In [3]:
# 오차역전파법 - 메인 클래스

# coding: utf-8
import sys, os
sys.path.append(os.pardir)  # 부모 디렉터리의 파일을 가져올 수 있도록 설정
import numpy as np
from common.layers import *
from common.gradient import numerical_gradient
from collections import OrderedDict

class TwoLayerNet:
    def __init__(self, input_size, hidden_size, output_size, weight_init_std = 0.01):
        # 가중치 초기화
        self.params = {}
        self.params['W1'] = weight_init_std * np.random.randn(input_size, hidden_size)
        self.params['b1'] = np.zeros(hidden_size)
        self.params['W2'] = weight_init_std * np.random.randn(hidden_size, output_size) 
        self.params['b2'] = np.zeros(output_size)

        # 계층 생성
        self.layers = OrderedDict()
        self.layers['Affine1'] = Affine(self.params['W1'], self.params['b1'])
        self.layers['Relu1'] = Relu()
        self.layers['Affine2'] = Affine(self.params['W2'], self.params['b2'])

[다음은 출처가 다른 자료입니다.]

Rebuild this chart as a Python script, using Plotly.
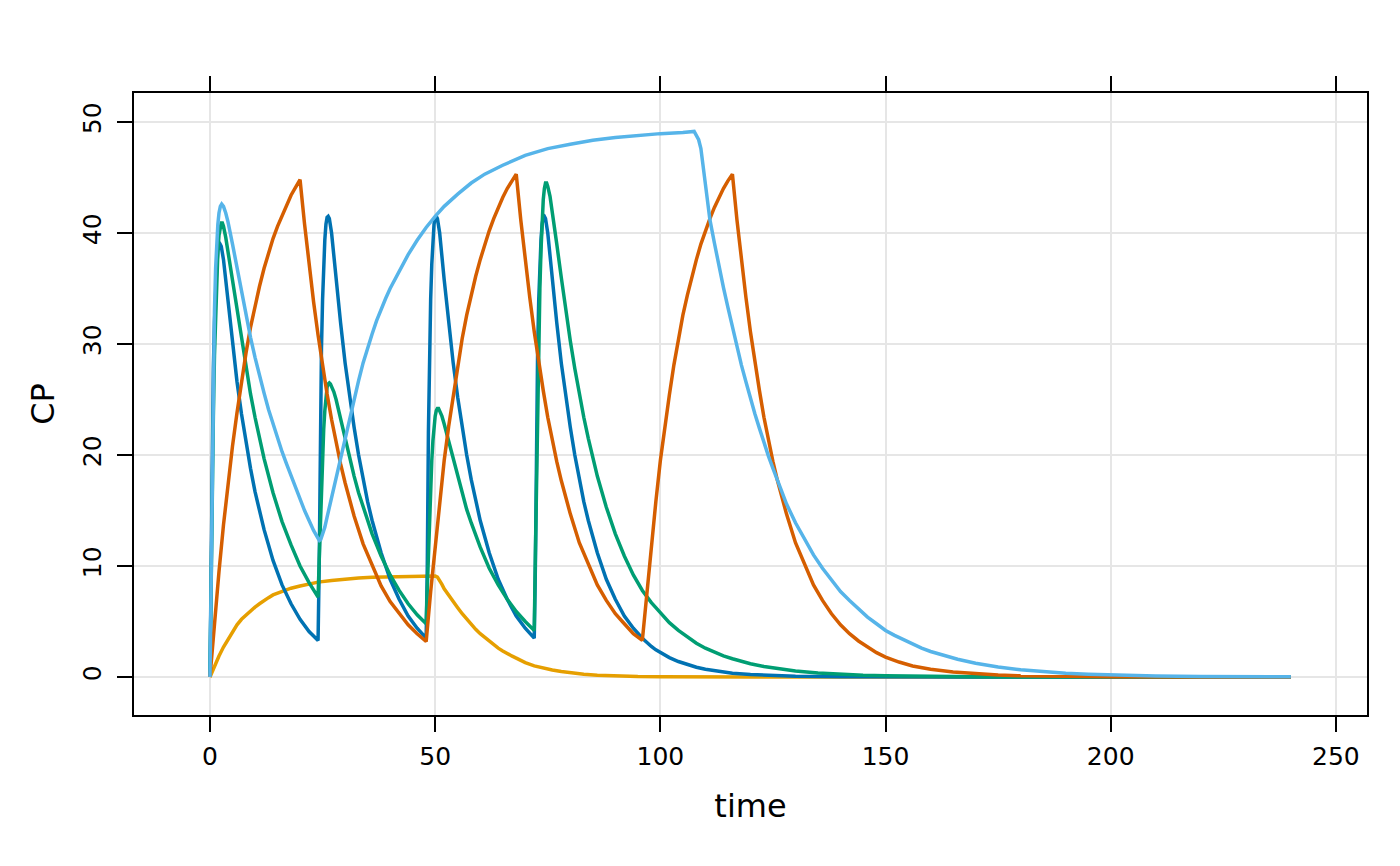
import plotly.graph_objects as go

# concentration-time profiles (time in h)
blue_t = [0, 0.25, 0.5, 0.75, 1, 1.25, 1.5, 1.75, 2, 2.25, 2.5, 3, 4, 5, 6, 7, 8, 9, 10, 11, 12, 14, 16, 18, 20, 22,
          24, 24.25, 24.5, 24.75, 25, 25.25, 25.5, 25.75, 26, 26.25, 26.5, 27, 28, 29, 30, 31, 32, 33, 34, 35, 36,
          38, 40, 42, 44, 46,
          48, 48.25, 48.5, 48.75, 49, 49.25, 49.5, 49.75, 50, 50.25, 50.5, 51, 52, 53, 54, 55, 56, 57, 58, 59, 60,
          62, 64, 66, 68, 70,
          72, 72.25, 72.5, 72.75, 73, 73.25, 73.5, 73.75, 74, 74.25, 74.5, 75, 76, 77, 78, 79, 80, 81, 82, 83, 84,
          86, 88, 90, 92, 94,
          96, 97, 98, 99, 100, 102, 104, 106, 108, 110, 113, 116, 120, 125, 130, 140, 150, 170, 240]
blue_v = [0, 9.5, 20.5, 27.8, 32, 35, 37, 38.4, 38.9, 39.0, 38.8, 37.6, 33.7, 30.0, 26.6, 23.7, 21.2, 18.8, 16.7,
          14.9, 13.3, 10.5, 8.3, 6.6, 5.2, 4.1,
          3.3, 10, 22, 29.5, 34, 37.2, 39.4, 40.8, 41.4, 41.5, 41.3, 40.0, 35.8, 31.9, 28.3, 25.2, 22.5, 20.0, 17.8,
          15.8, 14.1, 11.2, 8.8, 7.0, 5.5, 4.4,
          3.5, 10, 22, 29.5, 34, 37.2, 39.4, 40.8, 41.4, 41.5, 41.3, 40.0, 35.8, 31.9, 28.3, 25.2, 22.5, 20.0, 17.8,
          15.8, 14.1, 11.2, 8.8, 7.0, 5.5, 4.4,
          3.5, 10, 22, 29.5, 34, 37.2, 39.4, 40.8, 41.4, 41.5, 41.3, 40.0, 35.8, 31.9, 28.3, 25.2, 22.5, 20.0, 17.8,
          15.8, 14.1, 11.2, 8.8, 7.0, 5.5, 4.4,
          3.5, 3.1, 2.75, 2.45, 2.2, 1.75, 1.4, 1.1, 0.88, 0.7, 0.5, 0.35, 0.22, 0.13, 0.07, 0.02, 0.01, 0, 0]

green_t = [0, 0.25, 0.5, 0.75, 1, 1.25, 1.5, 1.75, 2, 2.25, 2.5, 2.75, 3, 3.5, 4, 5, 6, 7, 8, 9, 10, 11, 12, 14,
           16, 18, 20, 22,
           24, 24.25, 24.5, 24.75, 25, 25.25, 25.5, 25.75, 26, 26.25, 26.5, 26.75, 27, 27.5, 28, 29, 30, 31, 32,
           33, 34, 35, 36, 38, 40, 42, 44, 46,
           48, 48.25, 48.5, 48.75, 49, 49.25, 49.5, 49.75, 50, 50.25, 50.5, 50.75, 51, 51.5, 52, 53, 54, 55, 56,
           57, 58, 59, 60, 62, 64, 66, 68, 70,
           72, 72.25, 72.5, 72.75, 73, 73.25, 73.5, 73.75, 74, 74.25, 74.5, 74.75, 75, 75.5, 76, 77, 78, 79, 80,
           81, 82, 83, 84, 86, 88, 90, 92, 94,
           96, 97, 98, 99, 100, 102, 104, 106, 108, 110, 112, 114, 116, 118, 120, 123, 126, 130, 135, 140, 145,
           150, 160, 170, 180, 200, 240]
green_v = [0, 9, 17, 23.5, 29, 33, 36, 38.3, 39.8, 40.6, 40.9, 40.9, 40.6, 39.6, 38.3, 35.6, 33.0, 30.3, 27.8,
           25.5, 23.4, 21.5, 19.7, 16.6, 14.0, 11.9, 10.0, 8.5,
           7.2, 10.5, 14, 17.3, 20, 22.3, 24, 25.2, 26.1, 26.4, 26.5, 26.4, 26.2, 25.7, 25.0, 23.2, 21.4, 19.7,
           18.1, 16.6, 15.3, 14.0, 12.9, 10.9, 9.2, 7.8, 6.6, 5.6,
           4.8, 8, 11.5, 14.7, 17.3, 19.5, 21.3, 22.6, 23.5, 24.0, 24.2, 24.2, 24.0, 23.5, 22.8, 21.3, 19.6, 18.0,
           16.5, 15.1, 13.9, 12.7, 11.7, 9.8, 8.3, 7.0, 5.9, 5.0,
           4.2, 11, 18, 25, 30.5, 35, 38.5, 41.2, 43.0, 44.0, 44.5, 44.5, 44.2, 43.3, 42.0, 39.0, 36.0, 33.0,
           30.3, 27.8, 25.5, 23.4, 21.5, 18.1, 15.3, 12.9, 10.9, 9.2,
           7.8, 7.2, 6.7, 6.25, 5.8, 4.9, 4.2, 3.6, 3.05, 2.6, 2.25, 1.9, 1.65, 1.4, 1.2, 0.95, 0.75, 0.55, 0.37,
           0.25, 0.17, 0.12, 0.055, 0.025, 0.012, 0.003, 0]

red_t = [0, 1, 2, 3, 4, 5, 6, 7, 8, 9, 10, 11, 12, 13, 14, 15, 16, 17, 18, 19, 20,
         21, 22, 23, 24, 25, 26, 27, 28, 29, 30, 32, 34, 36, 38, 40, 42, 44, 46,
         48, 49, 50, 51, 52, 53, 54, 55, 56, 57, 58, 59, 60, 61, 62, 63, 64, 65, 66, 67, 68,
         69, 70, 71, 72, 73, 74, 75, 76, 77, 78, 80, 82, 84, 86, 88, 90, 92, 94,
         96, 97, 98, 99, 100, 101, 102, 103, 104, 105, 106, 107, 108, 109, 110, 111, 112, 113, 114, 115, 116,
         117, 118, 119, 120, 121, 122, 123, 124, 125, 126, 128, 130, 132, 134, 136, 138, 140, 142, 144, 146,
         148, 150, 153, 156, 160, 165, 170, 175, 180, 190, 200, 220, 240]
red_v = [0, 4.9, 9.5, 13.7, 17.5, 20.8, 23.8, 26.6, 29.2, 31.5, 33.5, 35.2, 36.8, 38.2, 39.5, 40.6, 41.6, 42.6,
         43.4, 44.1, 44.8,
         40.8, 37.1, 33.8, 30.8, 28.0, 25.5, 23.2, 21.1, 19.2, 17.5, 14.5, 12.0, 10.0, 8.2, 6.8, 5.7, 4.7, 3.9,
         3.2, 7.7, 11.9, 15.8, 19.5, 22.6, 25.4, 28.1, 30.5, 32.6, 34.4, 36.1, 37.6, 39.0, 40.2, 41.3, 42.3, 43.2,
         44.0, 44.7, 45.3,
         41.2, 37.6, 34.2, 31.1, 28.3, 25.8, 23.4, 21.3, 19.4, 17.7, 14.7, 12.1, 10.1, 8.3, 6.9, 5.7, 4.8, 3.9,
         3.3, 7.7, 11.9, 15.8, 19.5, 22.6, 25.4, 28.1, 30.5, 32.6, 34.4, 36.1, 37.6, 39.0, 40.2, 41.3, 42.3, 43.2,
         44.0, 44.7, 45.3,
         41.2, 37.6, 34.2, 31.1, 28.3, 25.8, 23.4, 21.3, 19.4, 17.7, 14.7, 12.1, 10.1, 8.3, 6.9, 5.7, 4.7, 3.9,
         3.25, 2.7, 2.2, 1.8, 1.35, 1.0, 0.7, 0.45, 0.28, 0.18, 0.11, 0.045, 0.018, 0.003, 0]

yellow_t = [0, 0.5, 1, 1.5, 2, 3, 4, 5, 6, 7, 8, 9, 10, 11, 12, 13, 14, 15, 16, 18, 20, 22, 24, 27, 30, 33, 36,
            40, 45, 50,
            50.5, 51, 51.5, 52, 53, 54, 55, 56, 57, 58, 59, 60, 61, 62, 63, 64, 65, 66, 67, 68, 70, 72, 74, 76,
            78, 80, 83, 86, 90, 95, 100, 110, 120, 240]
yellow_v = [0, 0.5, 1.0, 1.45, 1.9, 2.7, 3.4, 4.1, 4.7, 5.2, 5.6, 6.0, 6.3, 6.6, 6.9, 7.15, 7.4, 7.55, 7.7, 8.0,
            8.2, 8.4, 8.55, 8.7, 8.83, 8.92, 8.98, 9.03, 9.07, 9.1,
            9.0, 8.7, 8.35, 7.95, 7.35, 6.8, 6.25, 5.7, 5.2, 4.7, 4.3, 3.9, 3.55, 3.2, 2.9, 2.6, 2.35, 2.1, 1.9,
            1.7, 1.3, 1.0, 0.8, 0.63, 0.5, 0.38, 0.26, 0.17, 0.1, 0.05, 0.03, 0.01, 0, 0]

sky_t = [0, 0.25, 0.5, 0.75, 1, 1.25, 1.5, 1.75, 2, 2.3, 2.6, 3, 3.5, 4, 5, 6, 7, 8, 9, 10, 11, 12, 13, 14, 15,
         16, 17, 18, 19, 20, 21, 22, 23, 24, 24.3,
         24.6, 25, 25.5, 26, 26.5, 27, 28, 29, 30, 31, 32, 33, 34, 35, 36, 37, 38, 39, 40, 42, 44, 46, 48, 50,
         52, 55, 58, 61, 65, 70, 75, 80, 85, 90, 95, 100, 105, 107.5,
         108.5, 109, 110, 111, 112, 113, 114, 115, 116, 117, 118, 119, 120, 121, 122, 123, 124, 125, 126, 127,
         128, 130, 132, 134, 136, 138, 140, 142, 144, 146, 148, 150, 152, 154, 156, 158, 160, 163, 166, 170,
         175, 180, 185, 190, 195, 200, 210, 220, 230, 240]
sky_v = [0, 10, 20, 27.5, 33, 36.8, 39.3, 40.8, 41.8, 42.4, 42.6, 42.4, 41.8, 41.0, 39.0, 36.8, 34.6, 32.5, 30.6,
         28.8, 27.1, 25.6, 24.1, 22.8, 21.5, 20.3, 19.2, 18.1, 17.0, 16.0, 15.0, 14.1, 13.2, 12.5, 12.3,
         12.4, 12.8, 13.5, 14.4, 15.3, 16.2, 17.9, 19.6, 21.3, 23.2, 25.0, 26.7, 28.3, 29.7, 30.9, 32.1, 33.2,
         34.1, 35.0, 36.6, 38.05, 39.35, 40.5, 41.5, 42.4, 43.5, 44.5, 45.3, 46.1, 47.0, 47.6, 48.0, 48.35, 48.6,
         48.8, 48.95, 49.05, 49.15,
         48.4, 47.6, 44.4, 41.2, 39.1, 37.0, 35.1, 33.3, 31.5, 29.8, 28.1, 26.6, 25.1, 23.7, 22.4, 21.1, 19.9,
         18.8, 17.7, 16.6,
         15.6, 13.9, 12.4, 11.0, 9.8, 8.7, 7.7, 6.9, 6.1, 5.4, 4.8, 4.2, 3.75, 3.35, 2.95, 2.6, 2.3, 1.95, 1.6,
         1.25, 0.9, 0.65, 0.47, 0.34, 0.25, 0.18, 0.1, 0.05, 0.03, 0.02]

x_ticks = [0, 50, 100, 150, 200, 250]
y_ticks = [0, 10, 20, 30, 40, 50]

# drawing order: first is at the bottom
series = [
    (yellow_t, yellow_v, "#E69F00"),
    (blue_t, blue_v, "#0072B2"),
    (green_t, green_v, "#009E73"),
    (red_t, red_v, "#D55E00"),
    (sky_t, sky_v, "#56B4E9"),
]

fig = go.Figure()
for t, v, colour in series:
    fig.add_trace(go.Scatter(x=t, y=v, mode="lines", line=dict(color=colour, width=3.5),
                             showlegend=False, hoverinfo="skip"))

axis_style = dict(
    showline=True,
    linecolor="black",
    linewidth=1.8,
    ticks="outside",
    ticklen=15,
    tickwidth=1.8,
    tickcolor="black",
    showgrid=True,
    gridcolor="#e6e6e6",
    gridwidth=1.6,
    zeroline=False,
    tickfont=dict(size=25, color="black"),
)

fig.update_xaxes(axis_style, range=[-16.87, 256.9], tickvals=x_ticks, mirror="ticks",
                 ticklabelstandoff=3,
                 title=dict(text="time", font=dict(size=32, color="black"), standoff=25))
fig.update_yaxes(axis_style, range=[-3.42, 52.61], tickvals=y_ticks, mirror=True, tickangle=-90,
                 ticklabelstandoff=6,
                 title=dict(text="CP", font=dict(size=32, color="black"), standoff=14))

# the page body adds an 8px offset, so the figure is 8px smaller than the window
fig.update_layout(
    width=1392,
    height=858,
    margin=dict(l=126, r=33, t=85, b=151),
    plot_bgcolor="white",
    paper_bgcolor="white",
    font=dict(family="DejaVu Sans", color="black"),
)

fig.write_html("out.html")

        self.lastLayer = SoftmaxWithLoss()
        
    def predict(self, x):
        for layer in self.layers.values():
            x = layer.forward(x)
        
        return x
        
    # x : 입력 데이터, t : 정답 레이블
    def loss(self, x, t):
        y = self.predict(x)
        return self.lastLayer.forward(y, t)
    
    def accuracy(self, x, t):
        y = self.predict(x)
        y = np.argmax(y, axis=1)
        if t.ndim != 1 : t = np.argmax(t, axis=1)
        
        accuracy = np.sum(y == t) / float(x.shape[0])
        return accuracy
        
    # x : 입력 데이터, t : 정답 레이블
    def numerical_gradient(self, x, t):
        loss_W = lambda W: self.loss(x, t)
        
        grads = {}
        grads['W1'] = numerical_gradient(loss_W, self.params['W1'])
        grads['b1'] = numerical_gradient(loss_W, self.params['b1'])
        grads['W2'] = numerical_gradient(loss_W, self.params['W2'])
        grads['b2'] = numerical_gradient(loss_W, self.params['b2'])
        
        return grads
        
    def gradient(self, x, t):
        # forward
        self.loss(x, t)

        # backward
        dout = 1
        dout = self.lastLayer.backward(dout)
        
        layers = list(self.layers.values())
        layers.reverse()
        for layer in layers:
            dout = layer.backward(dout)

        # 결과 저장
        grads = {}
        grads['W1'], grads['b1'] = self.layers['Affine1'].dW, self.layers['Affine1'].db
        grads['W2'], grads['b2'] = self.layers['Affine2'].dW, self.layers['Affine2'].db

        return grads



In [4]:
# 오차역전파법 - 메인 클래스 - 3층 

# coding: utf-8
import sys, os
sys.path.append(os.pardir)  # 부모 디렉터리의 파일을 가져올 수 있도록 설정
import numpy as np
from common.layers import *
from common.gradient import numerical_gradient
from collections import OrderedDict

class ThreeLayerNet:
    def __init__(self, input_size, hidden_size, output_size, weight_init_std = 0.01):
        # 가중치 초기화
        self.params = {}
        self.params['W1'] = weight_init_std * np.random.randn(input_size, hidden_size) # input_size(784) * hidden_size
        self.params['b1'] = np.zeros(hidden_size)
        self.params['W2'] = weight_init_std * np.random.randn(hidden_size, hidden_size) # hidden_size * hidden_size
        self.params['b2'] = np.zeros(hidden_size)
        self.params['W3'] = weight_init_std * np.random.randn(hidden_size, output_size) # hidden_size * output_size
        self.params['b3'] = np.zeros(output_size)

        # 계층 생성
        self.layers = OrderedDict()
        self.layers['Affine1'] = Affine(self.params['W1'], self.params['b1'])
        self.layers['Relu1'] = Relu()
        self.layers['Affine2'] = Affine(self.params['W2'], self.params['b2'])
        self.layers['Relu2'] = Relu()
        self.layers['Affine3'] = Affine(self.params['W3'], self.params['b3'])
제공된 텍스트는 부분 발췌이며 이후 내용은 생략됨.